►
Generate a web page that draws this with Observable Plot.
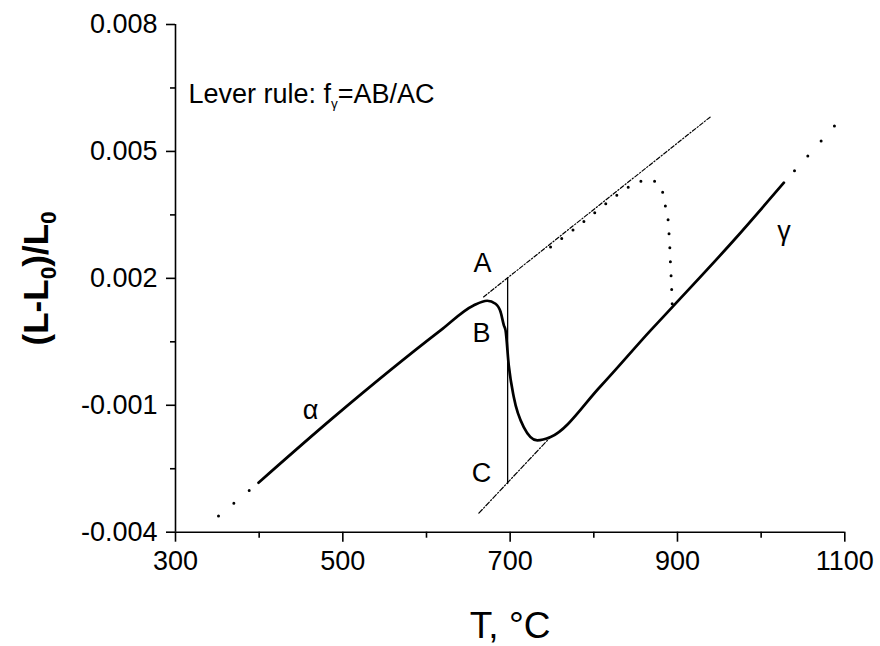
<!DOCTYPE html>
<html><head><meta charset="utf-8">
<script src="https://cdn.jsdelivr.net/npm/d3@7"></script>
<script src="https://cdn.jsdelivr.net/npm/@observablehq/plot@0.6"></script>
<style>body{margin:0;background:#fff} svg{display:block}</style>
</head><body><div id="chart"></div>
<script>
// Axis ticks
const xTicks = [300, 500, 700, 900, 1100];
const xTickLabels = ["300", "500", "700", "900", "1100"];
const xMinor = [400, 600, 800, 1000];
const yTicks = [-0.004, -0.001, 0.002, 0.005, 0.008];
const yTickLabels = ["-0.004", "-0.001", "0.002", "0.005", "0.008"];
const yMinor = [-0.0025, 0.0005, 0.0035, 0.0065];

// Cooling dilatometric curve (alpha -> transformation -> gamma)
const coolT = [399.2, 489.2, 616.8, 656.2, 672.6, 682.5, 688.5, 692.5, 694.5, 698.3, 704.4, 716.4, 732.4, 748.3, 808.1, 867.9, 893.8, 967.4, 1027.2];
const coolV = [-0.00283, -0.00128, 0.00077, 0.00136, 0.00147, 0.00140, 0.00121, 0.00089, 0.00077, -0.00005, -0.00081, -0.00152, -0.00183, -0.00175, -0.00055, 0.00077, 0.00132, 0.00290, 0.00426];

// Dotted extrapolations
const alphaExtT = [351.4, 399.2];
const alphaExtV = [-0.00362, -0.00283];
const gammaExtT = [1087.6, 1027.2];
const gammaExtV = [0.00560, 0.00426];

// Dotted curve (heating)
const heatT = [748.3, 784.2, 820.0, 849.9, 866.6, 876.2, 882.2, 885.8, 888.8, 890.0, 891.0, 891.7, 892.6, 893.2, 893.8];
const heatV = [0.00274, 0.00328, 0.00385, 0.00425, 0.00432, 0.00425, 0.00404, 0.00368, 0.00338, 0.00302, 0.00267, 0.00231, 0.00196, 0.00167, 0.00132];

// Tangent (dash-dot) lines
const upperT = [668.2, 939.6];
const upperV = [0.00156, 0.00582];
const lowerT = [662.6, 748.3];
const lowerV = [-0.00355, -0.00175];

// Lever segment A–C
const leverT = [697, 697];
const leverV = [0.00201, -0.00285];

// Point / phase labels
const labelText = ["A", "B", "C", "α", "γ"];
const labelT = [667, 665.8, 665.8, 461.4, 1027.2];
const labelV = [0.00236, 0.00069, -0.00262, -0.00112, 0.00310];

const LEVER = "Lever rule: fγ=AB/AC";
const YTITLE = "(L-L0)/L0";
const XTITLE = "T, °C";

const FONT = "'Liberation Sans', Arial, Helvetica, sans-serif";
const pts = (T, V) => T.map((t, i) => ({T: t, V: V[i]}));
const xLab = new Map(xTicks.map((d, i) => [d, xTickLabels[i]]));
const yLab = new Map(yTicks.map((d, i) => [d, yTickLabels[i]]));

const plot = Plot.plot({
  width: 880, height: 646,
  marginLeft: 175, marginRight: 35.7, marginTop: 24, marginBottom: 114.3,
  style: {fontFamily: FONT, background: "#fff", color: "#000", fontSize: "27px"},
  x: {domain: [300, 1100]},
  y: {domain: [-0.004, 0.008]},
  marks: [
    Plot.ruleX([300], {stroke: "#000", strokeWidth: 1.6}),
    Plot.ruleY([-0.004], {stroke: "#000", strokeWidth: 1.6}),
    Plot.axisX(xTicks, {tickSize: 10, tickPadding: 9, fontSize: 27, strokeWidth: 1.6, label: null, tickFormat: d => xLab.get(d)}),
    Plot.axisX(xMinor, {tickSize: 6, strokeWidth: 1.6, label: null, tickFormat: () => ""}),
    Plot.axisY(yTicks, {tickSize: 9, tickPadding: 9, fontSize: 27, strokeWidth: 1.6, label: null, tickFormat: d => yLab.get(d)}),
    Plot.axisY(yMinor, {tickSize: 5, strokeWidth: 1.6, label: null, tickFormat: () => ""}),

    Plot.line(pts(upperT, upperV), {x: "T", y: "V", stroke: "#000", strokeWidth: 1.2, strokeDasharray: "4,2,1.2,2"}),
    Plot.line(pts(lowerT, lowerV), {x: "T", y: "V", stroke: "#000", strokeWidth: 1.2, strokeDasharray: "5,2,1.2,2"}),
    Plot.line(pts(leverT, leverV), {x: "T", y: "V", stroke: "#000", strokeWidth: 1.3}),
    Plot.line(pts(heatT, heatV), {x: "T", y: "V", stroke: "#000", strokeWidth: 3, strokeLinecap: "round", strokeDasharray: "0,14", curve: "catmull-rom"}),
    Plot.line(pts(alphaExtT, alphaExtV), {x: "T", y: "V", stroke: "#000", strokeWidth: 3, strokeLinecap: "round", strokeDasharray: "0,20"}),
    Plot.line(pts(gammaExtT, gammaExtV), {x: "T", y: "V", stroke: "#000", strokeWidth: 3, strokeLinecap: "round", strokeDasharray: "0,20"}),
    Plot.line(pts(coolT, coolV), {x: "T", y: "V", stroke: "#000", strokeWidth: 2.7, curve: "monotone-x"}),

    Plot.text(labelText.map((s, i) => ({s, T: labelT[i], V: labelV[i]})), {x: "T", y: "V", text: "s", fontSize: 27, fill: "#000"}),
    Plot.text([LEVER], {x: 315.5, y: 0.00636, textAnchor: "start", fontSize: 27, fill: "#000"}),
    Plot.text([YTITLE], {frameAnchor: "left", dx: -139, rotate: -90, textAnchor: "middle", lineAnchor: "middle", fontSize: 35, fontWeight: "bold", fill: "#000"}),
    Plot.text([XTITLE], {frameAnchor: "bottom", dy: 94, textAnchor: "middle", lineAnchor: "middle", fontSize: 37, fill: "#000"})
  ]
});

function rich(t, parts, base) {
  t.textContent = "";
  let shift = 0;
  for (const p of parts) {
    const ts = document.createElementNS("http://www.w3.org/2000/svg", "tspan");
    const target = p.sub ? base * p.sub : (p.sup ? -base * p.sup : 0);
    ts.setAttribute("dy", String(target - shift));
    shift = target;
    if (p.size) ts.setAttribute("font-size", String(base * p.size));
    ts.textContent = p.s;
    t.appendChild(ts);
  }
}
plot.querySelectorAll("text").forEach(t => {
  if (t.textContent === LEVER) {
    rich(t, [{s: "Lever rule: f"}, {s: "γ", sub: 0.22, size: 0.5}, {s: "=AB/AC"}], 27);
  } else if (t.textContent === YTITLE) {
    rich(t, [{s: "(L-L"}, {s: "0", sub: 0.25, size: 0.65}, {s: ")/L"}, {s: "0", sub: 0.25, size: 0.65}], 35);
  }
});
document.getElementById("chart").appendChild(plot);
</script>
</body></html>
◄
- DO THIS: Restate the data above word for word. Do not include the images.

- TASK ANSWER:
Generate a web page that draws this with Observable Plot.
<!DOCTYPE html>
<html><head><meta charset="utf-8">
<script src="https://cdn.jsdelivr.net/npm/d3@7"></script>
<script src="https://cdn.jsdelivr.net/npm/@observablehq/plot@0.6"></script>
<style>body{margin:0;background:#fff} svg{display:block}</style>
</head><body><div id="chart"></div>
<script>
// Axis ticks
const xTicks = [300, 500, 700, 900, 1100];
const xTickLabels = ["300", "500", "700", "900", "1100"];
const xMinor = [400, 600, 800, 1000];
const yTicks = [-0.004, -0.001, 0.002, 0.005, 0.008];
const yTickLabels = ["-0.004", "-0.001", "0.002", "0.005", "0.008"];
const yMinor = [-0.0025, 0.0005, 0.0035, 0.0065];

// Cooling dilatometric curve (alpha -> transformation -> gamma)
const coolT = [399.2, 489.2, 616.8, 656.2, 672.6, 682.5, 688.5, 692.5, 694.5, 698.3, 704.4, 716.4, 732.4, 748.3, 808.1, 867.9, 893.8, 967.4, 1027.2];
const coolV = [-0.00283, -0.00128, 0.00077, 0.00136, 0.00147, 0.00140, 0.00121, 0.00089, 0.00077, -0.00005, -0.00081, -0.00152, -0.00183, -0.00175, -0.00055, 0.00077, 0.00132, 0.00290, 0.00426];

// Dotted extrapolations
const alphaExtT = [351.4, 399.2];
const alphaExtV = [-0.00362, -0.00283];
const gammaExtT = [1087.6, 1027.2];
const gammaExtV = [0.00560, 0.00426];

// Dotted curve (heating)
const heatT = [748.3, 784.2, 820.0, 849.9, 866.6, 876.2, 882.2, 885.8, 888.8, 890.0, 891.0, 891.7, 892.6, 893.2, 893.8];
const heatV = [0.00274, 0.00328, 0.00385, 0.00425, 0.00432, 0.00425, 0.00404, 0.00368, 0.00338, 0.00302, 0.00267, 0.00231, 0.00196, 0.00167, 0.00132];

// Tangent (dash-dot) lines
const upperT = [668.2, 939.6];
const upperV = [0.00156, 0.00582];
const lowerT = [662.6, 748.3];
const lowerV = [-0.00355, -0.00175];

// Lever segment A–C
const leverT = [697, 697];
const leverV = [0.00201, -0.00285];

// Point / phase labels
const labelText = ["A", "B", "C", "α", "γ"];
const labelT = [667, 665.8, 665.8, 461.4, 1027.2];
const labelV = [0.00236, 0.00069, -0.00262, -0.00112, 0.00310];

const LEVER = "Lever rule: fγ=AB/AC";
const YTITLE = "(L-L0)/L0";
const XTITLE = "T, °C";

const FONT = "'Liberation Sans', Arial, Helvetica, sans-serif";
const pts = (T, V) => T.map((t, i) => ({T: t, V: V[i]}));
const xLab = new Map(xTicks.map((d, i) => [d, xTickLabels[i]]));
const yLab = new Map(yTicks.map((d, i) => [d, yTickLabels[i]]));

const plot = Plot.plot({
  width: 880, height: 646,
  marginLeft: 175, marginRight: 35.7, marginTop: 24, marginBottom: 114.3,
  style: {fontFamily: FONT, background: "#fff", color: "#000", fontSize: "27px"},
  x: {domain: [300, 1100]},
  y: {domain: [-0.004, 0.008]},
  marks: [
    Plot.ruleX([300], {stroke: "#000", strokeWidth: 1.6}),
    Plot.ruleY([-0.004], {stroke: "#000", strokeWidth: 1.6}),
    Plot.axisX(xTicks, {tickSize: 10, tickPadding: 9, fontSize: 27, strokeWidth: 1.6, label: null, tickFormat: d => xLab.get(d)}),
    Plot.axisX(xMinor, {tickSize: 6, strokeWidth: 1.6, label: null, tickFormat: () => ""}),
    Plot.axisY(yTicks, {tickSize: 9, tickPadding: 9, fontSize: 27, strokeWidth: 1.6, label: null, tickFormat: d => yLab.get(d)}),
    Plot.axisY(yMinor, {tickSize: 5, strokeWidth: 1.6, label: null, tickFormat: () => ""}),

    Plot.line(pts(upperT, upperV), {x: "T", y: "V", stroke: "#000", strokeWidth: 1.2, strokeDasharray: "4,2,1.2,2"}),
    Plot.line(pts(lowerT, lowerV), {x: "T", y: "V", stroke: "#000", strokeWidth: 1.2, strokeDasharray: "5,2,1.2,2"}),
    Plot.line(pts(leverT, leverV), {x: "T", y: "V", stroke: "#000", strokeWidth: 1.3}),
    Plot.line(pts(heatT, heatV), {x: "T", y: "V", stroke: "#000", strokeWidth: 3, strokeLinecap: "round", strokeDasharray: "0,14", curve: "catmull-rom"}),
    Plot.line(pts(alphaExtT, alphaExtV), {x: "T", y: "V", stroke: "#000", strokeWidth: 3, strokeLinecap: "round", strokeDasharray: "0,20"}),
    Plot.line(pts(gammaExtT, gammaExtV), {x: "T", y: "V", stroke: "#000", strokeWidth: 3, strokeLinecap: "round", strokeDasharray: "0,20"}),
    Plot.line(pts(coolT, coolV), {x: "T", y: "V", stroke: "#000", strokeWidth: 2.7, curve: "monotone-x"}),

    Plot.text(labelText.map((s, i) => ({s, T: labelT[i], V: labelV[i]})), {x: "T", y: "V", text: "s", fontSize: 27, fill: "#000"}),
    Plot.text([LEVER], {x: 315.5, y: 0.00636, textAnchor: "start", fontSize: 27, fill: "#000"}),
    Plot.text([YTITLE], {frameAnchor: "left", dx: -139, rotate: -90, textAnchor: "middle", lineAnchor: "middle", fontSize: 35, fontWeight: "bold", fill: "#000"}),
    Plot.text([XTITLE], {frameAnchor: "bottom", dy: 94, textAnchor: "middle", lineAnchor: "middle", fontSize: 37, fill: "#000"})
  ]
});

function rich(t, parts, base) {
  t.textContent = "";
  let shift = 0;
  for (const p of parts) {
    const ts = document.createElementNS("http://www.w3.org/2000/svg", "tspan");
    const target = p.sub ? base * p.sub : (p.sup ? -base * p.sup : 0);
    ts.setAttribute("dy", String(target - shift));
    shift = target;
    if (p.size) ts.setAttribute("font-size", String(base * p.size));
    ts.textContent = p.s;
    t.appendChild(ts);
  }
}
plot.querySelectorAll("text").forEach(t => {
  if (t.textContent === LEVER) {
    rich(t, [{s: "Lever rule: f"}, {s: "γ", sub: 0.22, size: 0.5}, {s: "=AB/AC"}], 27);
  } else if (t.textContent === YTITLE) {
    rich(t, [{s: "(L-L"}, {s: "0", sub: 0.25, size: 0.65}, {s: ")/L"}, {s: "0", sub: 0.25, size: 0.65}], 35);
  }
});
document.getElementById("chart").appendChild(plot);
</script>
</body></html>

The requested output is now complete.